I meant it when I said Froghand was a privilege. I mean it when I say 10kB’s beauty will not die. This is not a job to me. It is not a paycheque. This is the work that I create because I honestly believe there are things that I may say which will influence somebody for the better and until the end of their lives, as I have been influenced myself. If I may teach some youngblood a little bit of philosophy or knowledge that sticks with them forever, then have I not led my legacy? I have heard legacy defined as building a garden you will never see grow, but I am impatient enough that I want to see it, and so want to work to see that happen. But the world revolves around those who do, and those who want are the undeserving and unentitled by comparison.

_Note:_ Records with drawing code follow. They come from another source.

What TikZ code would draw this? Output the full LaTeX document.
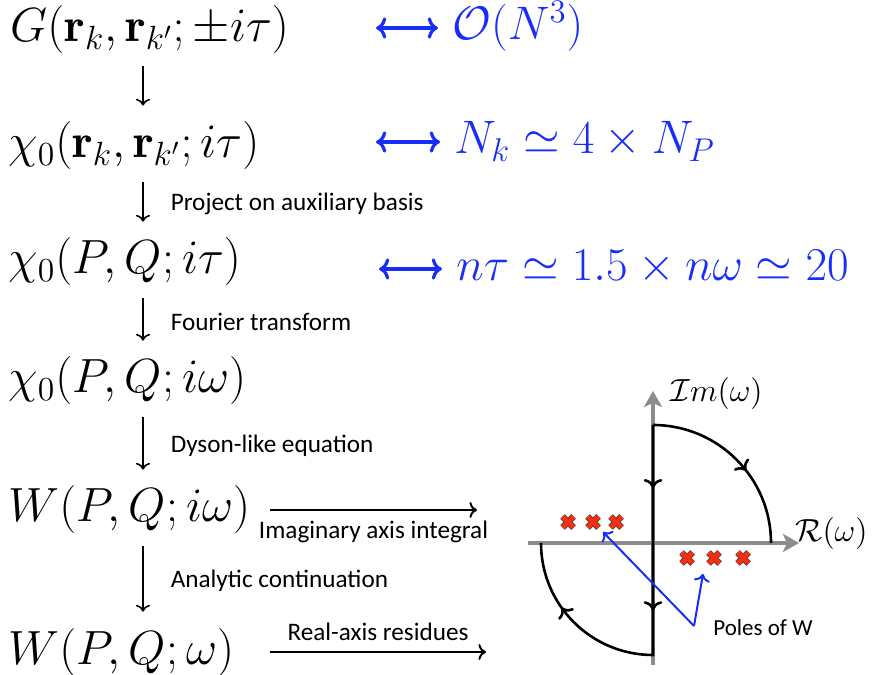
\RequirePackage{fix-cm}
\documentclass[tikz,border=0pt]{standalone}
\usepackage{amsmath}
\usepackage{amssymb}
\usepackage{fontspec}
\newfontfamily\calibri{Carlito}
\usetikzlibrary{arrows.meta,decorations.markings}

\definecolor{costblue}{RGB}{25,45,250}
\definecolor{polered}{RGB}{250,45,15}
\definecolor{axisgray}{RGB}{140,140,140}

\begin{document}
\begin{tikzpicture}[x=0.5pt,y=0.5pt,
  eq/.style={anchor=base west,inner sep=0pt,font=\fontsize{24}{29}\selectfont},
  cost/.style={eq,text=costblue,font=\fontsize{23.5}{28}\selectfont},
  note/.style={inner sep=0pt,font=\calibri\fontsize{12.6}{15}\selectfont},
  flow/.style={-{Computer Modern Rightarrow},line width=0.8pt,shorten <=6pt,shorten >=8pt},
  dbl/.style={{Computer Modern Rightarrow}-{Computer Modern Rightarrow},line width=1.6pt,costblue},
  axis/.style={-{Stealth[length=8pt,width=9pt,inset=2pt]},line width=2pt,axisgray},
  contour/.style={line width=1.3pt,postaction={decorate}},
  pointer/.style={-{Computer Modern Rightarrow},line width=1pt,costblue},
  pole/.pic={
    \draw[line width=3.2pt,black!70] (-5.5,-5.5)--(5.5,5.5) (-5.5,5.5)--(5.5,-5.5);
    \draw[line width=2.3pt,polered] (-5.5,-5.5)--(5.5,5.5) (-5.5,5.5)--(5.5,-5.5);}
]
\useasboundingbox (0,0) rectangle (877,674);

% left column
\node[eq] (G) at (10,632) {$G(\mathbf{r}_k,\mathbf{r}_{k'};\pm i\tau)$};
\node[eq] (chiR) at (8,516) {$\chi_0(\mathbf{r}_k,\mathbf{r}_{k'};i\tau)$};
\node[eq] (chiT) at (8,400) {$\chi_0(P,Q;i\tau)$};
\node[eq] (chiW) at (8,281) {$\chi_0(P,Q;i\omega)$};
\node[eq] (Wi) at (8,152) {$W(P,Q;i\omega)$};
\node[eq] (Wr) at (8,10) {$W(P,Q;\omega)$};

\coordinate (ax) at (143,0);
\draw[flow] (G.south -| ax) -- (chiR.north -| ax);
\draw[flow] (chiR.south -| ax) -- (chiT.north -| ax)
  node[midway,right=13.5pt,note] {Project on auxiliary basis};
\draw[flow] (chiT.south -| ax) -- (chiW.north -| ax)
  node[midway,right=13.5pt,note] {Fourier transform};
\draw[flow] (chiW.south -| ax) -- (Wi.north -| ax)
  node[midway,right=13.5pt,note] {Dyson-like equation};
\draw[flow] (Wi.south -| ax) -- (Wr.north -| ax)
  node[midway,right=13.5pt,note] {Analytic continuation};

% costs
\node[cost] (c1) at (452,634) {$\mathcal{O}(N^3)$};
\node[cost] (c2) at (454,520) {$N_k\simeq 4\times N_P$};
\node[cost] (c3) at (456,393) {$n\tau\simeq 1.5\times n\omega\simeq 20$};
\coordinate (d1) at (376,646);
\coordinate (d2) at (376,532);
\coordinate (d3) at (379,405);
\draw[dbl,shorten >=7pt] (d1) -- (d1 -| c1.west);
\draw[dbl,shorten >=7pt] (d2) -- (d2 -| c2.west);
\draw[dbl,shorten >=7pt] (d3) -- (d3 -| c3.west);

% to the contour
\coordinate (hx) at (270,0);
\coordinate (imEnd) at (477,0);
\coordinate (reEnd) at (486,0);
\draw[flow,line width=1pt,shorten <=0pt,shorten >=0pt] (Wi.east -| hx) -- (Wi.east -| imEnd)
  node[midway,below=5pt,note] {Imaginary axis integral};
\draw[flow,line width=1pt,shorten <=0pt,shorten >=0pt] (Wr.east -| hx) -- (Wr.east -| reEnd)
  node[midway,above=5pt,note] {Real-axis residues};

% complex plane
\coordinate (O) at (653,131);
\draw[axis] (653,9) -- (653,283);
\draw[axis] (528,131) -- (799,131);
\node[anchor=west,inner sep=0pt,font=\fontsize{16}{19}\selectfont] (im) at (670,280) {$\mathcal{I}m(\omega)$};
\node[anchor=west,inner sep=0pt,font=\fontsize{16}{19}\selectfont] (re) at (795,140) {$\mathcal{R}(\omega)$};

\draw[contour,decoration={markings,
  mark=at position 0.58 with {\arrow{Computer Modern Rightarrow}}}]
  (653,249) arc[start angle=90,end angle=0,radius=59pt];
\draw[contour,decoration={markings,
  mark=at position 0.155 with {\arrow{Computer Modern Rightarrow}},
  mark=at position 0.456 with {\arrow{Computer Modern Rightarrow}},
  mark=at position 0.83 with {\arrow{Computer Modern Rightarrow}}}]
  (653,249) -- (653,19) arc[start angle=270,end angle=180,radius=56pt];

\foreach \px/\py in {568/152,593/152,616/152,687/116,714/116,743/116}
  \pic at (\px,\py) {pole};

\coordinate (pw) at (694,48);
\coordinate (pA) at (603,142);
\coordinate (pB) at (703,100);
\draw[pointer] (pw) -- (pA);
\draw[pointer] (pw) -- (pB);
\node[anchor=west,note,font=\calibri\fontsize{11.5}{14}\selectfont] (poles) at (713,46) {Poles of W};

\end{tikzpicture}
\end{document}
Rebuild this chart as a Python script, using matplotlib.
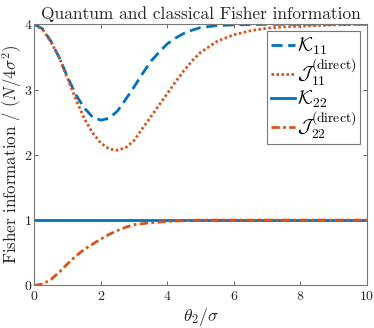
import numpy as np
import matplotlib
matplotlib.use('Agg')
import matplotlib.pyplot as plt

plt.rcParams['font.family'] = 'serif'
plt.rcParams['font.serif'] = ['cmr10']
plt.rcParams['mathtext.fontset'] = 'cm'
plt.rcParams['axes.formatter.use_mathtext'] = True

# values
theta_k11 = [0, 0.25, 0.5, 0.75, 1.0, 1.25, 1.5, 1.75, 2.0, 2.25, 2.5, 2.75, 3.0,
             3.25, 3.5, 3.75, 4.0, 4.25, 4.5, 4.75, 5.0, 5.5, 6.0, 7.0, 8.0, 10.0]
k11 = [4.00, 3.93, 3.74, 3.49, 3.19, 2.92, 2.72, 2.58, 2.53, 2.56, 2.67, 2.85, 3.04,
       3.24, 3.43, 3.57, 3.70, 3.79, 3.86, 3.91, 3.95, 3.98, 3.99, 4.00, 4.00, 4.00]

theta_j11 = [0, 0.25, 0.5, 0.75, 1.0, 1.25, 1.5, 1.75, 2.0, 2.25, 2.5, 2.75, 3.0,
             3.25, 3.5, 3.75, 4.0, 4.25, 4.5, 4.75, 5.0, 5.5, 6.0, 6.5, 7.0, 7.5,
             8.0, 9.0, 10.0]
j11 = [4.00, 3.92, 3.73, 3.49, 3.17, 2.85, 2.56, 2.34, 2.18, 2.09, 2.07, 2.11, 2.22,
       2.40, 2.58, 2.76, 2.94, 3.12, 3.29, 3.44, 3.57, 3.74, 3.84, 3.90, 3.94, 3.96,
       3.97, 3.99, 4.00]

theta_k22 = [0, 10]
k22 = [1, 1]

theta_j22 = [0, 0.25, 0.5, 0.75, 1.0, 1.25, 1.5, 1.75, 2.0, 2.25, 2.5, 2.75, 3.0,
             3.5, 4.0, 4.5, 5.0, 6.0, 10.0]
j22 = [0.00, 0.02, 0.09, 0.20, 0.33, 0.45, 0.55, 0.63, 0.71, 0.78, 0.84, 0.89, 0.93,
       0.96, 0.98, 0.99, 1.00, 1.00, 1.00]

blue = '#0072BD'
orange = '#D95319'

fig = plt.figure(figsize=(3.74, 3.28), dpi=100)
ax = fig.add_axes([0.0917, 0.130, 0.889, 0.796])

ax.plot(theta_k11, k11, color=blue, lw=2, dashes=(4, 2), label=r'$\mathcal{K}_{11}$')
ax.plot(theta_j11, j11, color=orange, lw=2, dashes=(0.9, 0.9),
        label=r'$\mathcal{J}_{11}^{(\mathrm{direct})}$')
ax.plot(theta_k22, k22, color=blue, lw=2, label=r'$\mathcal{K}_{22}$')
ax.plot(theta_j22, j22, color=orange, lw=2, dashes=(3, 1.2, 1, 1.2),
        label=r'$\mathcal{J}_{22}^{(\mathrm{direct})}$')

ax.set_xlim(0, 10)
ax.set_ylim(0, 4)
ax.set_xticks([0, 2, 4, 6, 8, 10])
ax.set_yticks([0, 1, 2, 3, 4])
ax.tick_params(direction='in', top=True, right=True, length=3, width=0.6,
               color='#555555', labelcolor='#262626', labelsize=10)
ax.tick_params(axis='y', pad=1.5)
for s in ax.spines.values():
    s.set_color('#777777')
    s.set_linewidth(0.8)

ax.set_title('Quantum and classical Fisher information', fontsize=12.5,
             color='#262626', pad=4)
ax.set_xlabel(r'$\theta_2/\sigma$', fontsize=12.5, color='#262626', labelpad=2)
ax.set_ylabel(r'Fisher information / $(N/4\sigma^2)$', fontsize=12.2,
              color='#262626')
ax.yaxis.set_label_coords(-0.032, 0.5)

leg = ax.legend(loc='upper right', fontsize=14, handlelength=1.25,
                handletextpad=0.1, borderaxespad=0.35, borderpad=0.2,
                labelspacing=-0.04, fancybox=False, framealpha=1)
leg.get_frame().set_edgecolor('#777777')
leg.get_frame().set_linewidth(0.8)

fig.savefig('out.png', dpi=100)
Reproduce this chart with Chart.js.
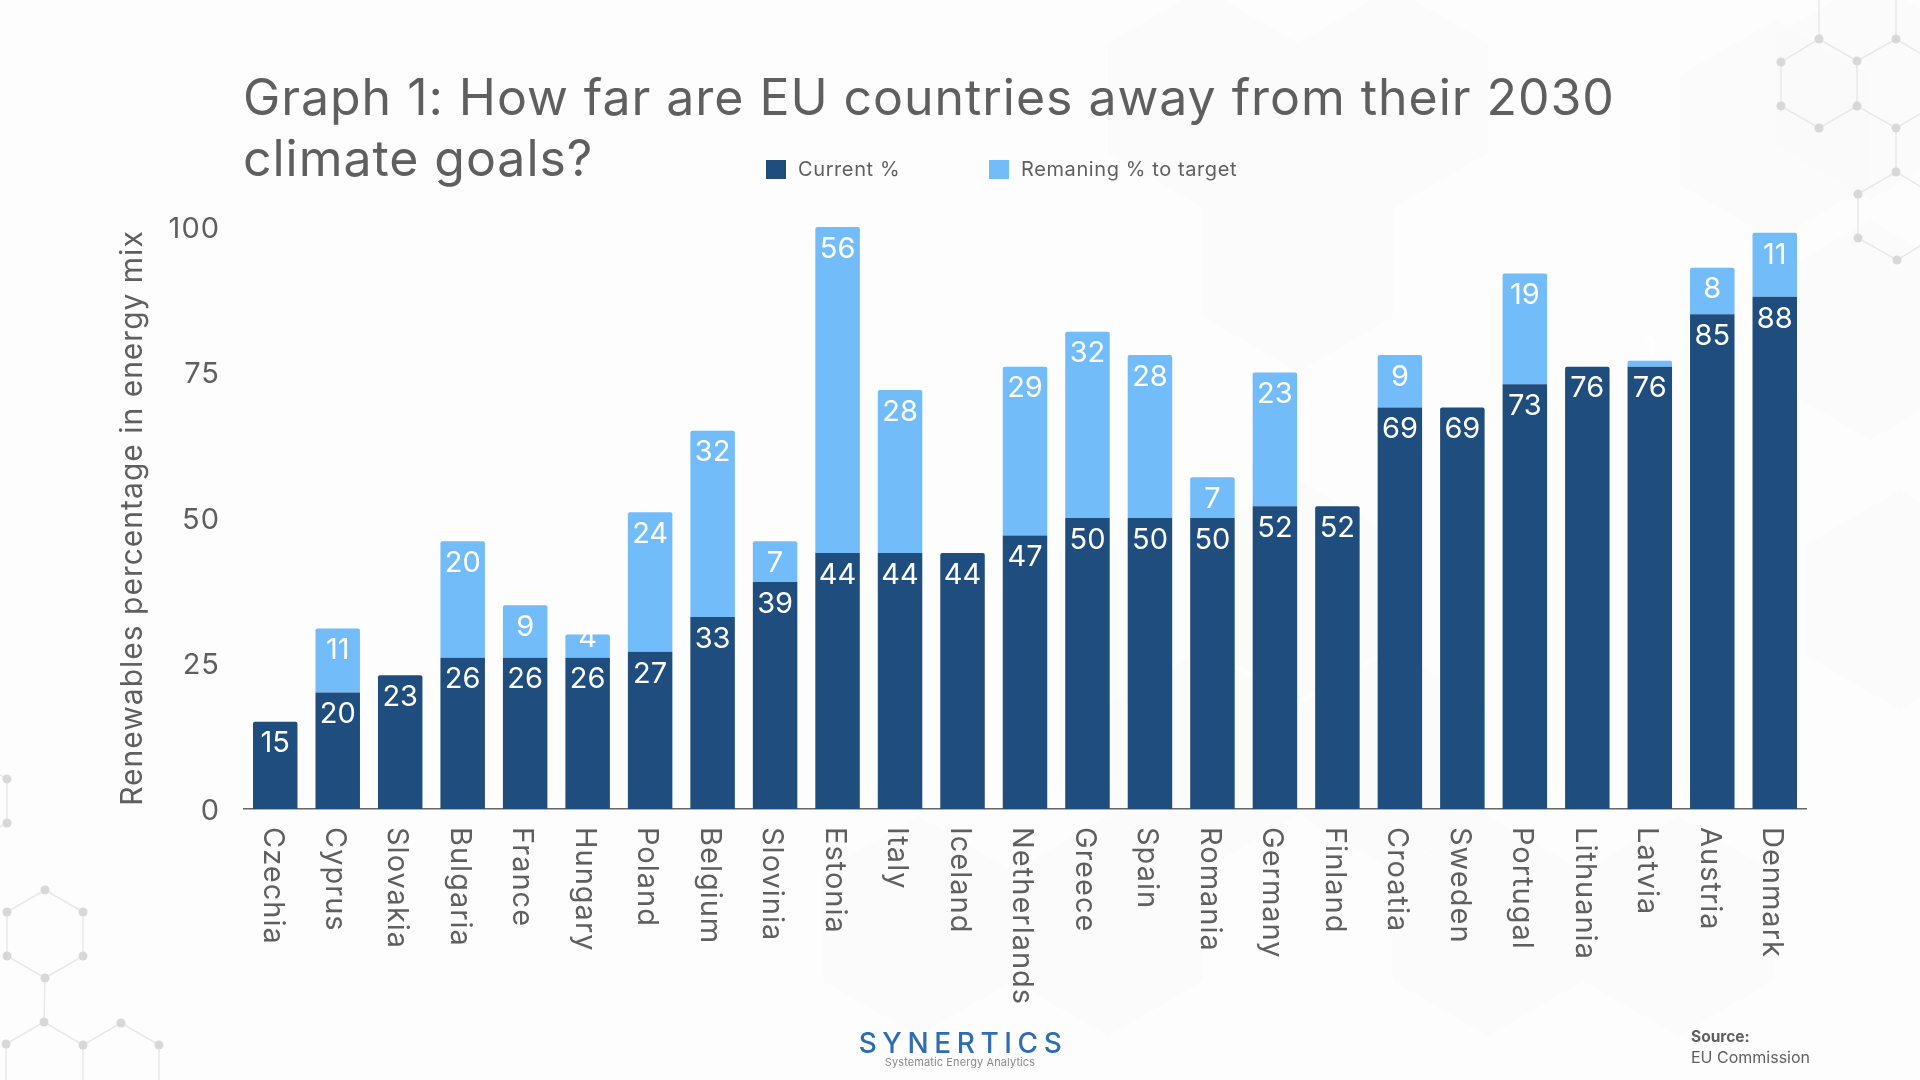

What matter is the small audience? I am forced to write for myself. Forced to! I earn no criticism from my work, and yet I don’t find them perfect by any means. I write blind, and so from the edge of my seat I gift to you the ideas of a man with the privilege to have ideas. If my prose should be weak, then wait, for it will be better, and my rhetoric will not be rhetorical questions, but in the persuasive meaning of what I say. And should you be confused, wait for the next article, for I too often say the same things, refined over time, to create that which deserves to be read. And it is this, I suppose, that is my legacy: to make work that deserves to be read.

Kratzen? Phooey to not updating! It deserves better, and better I shall give.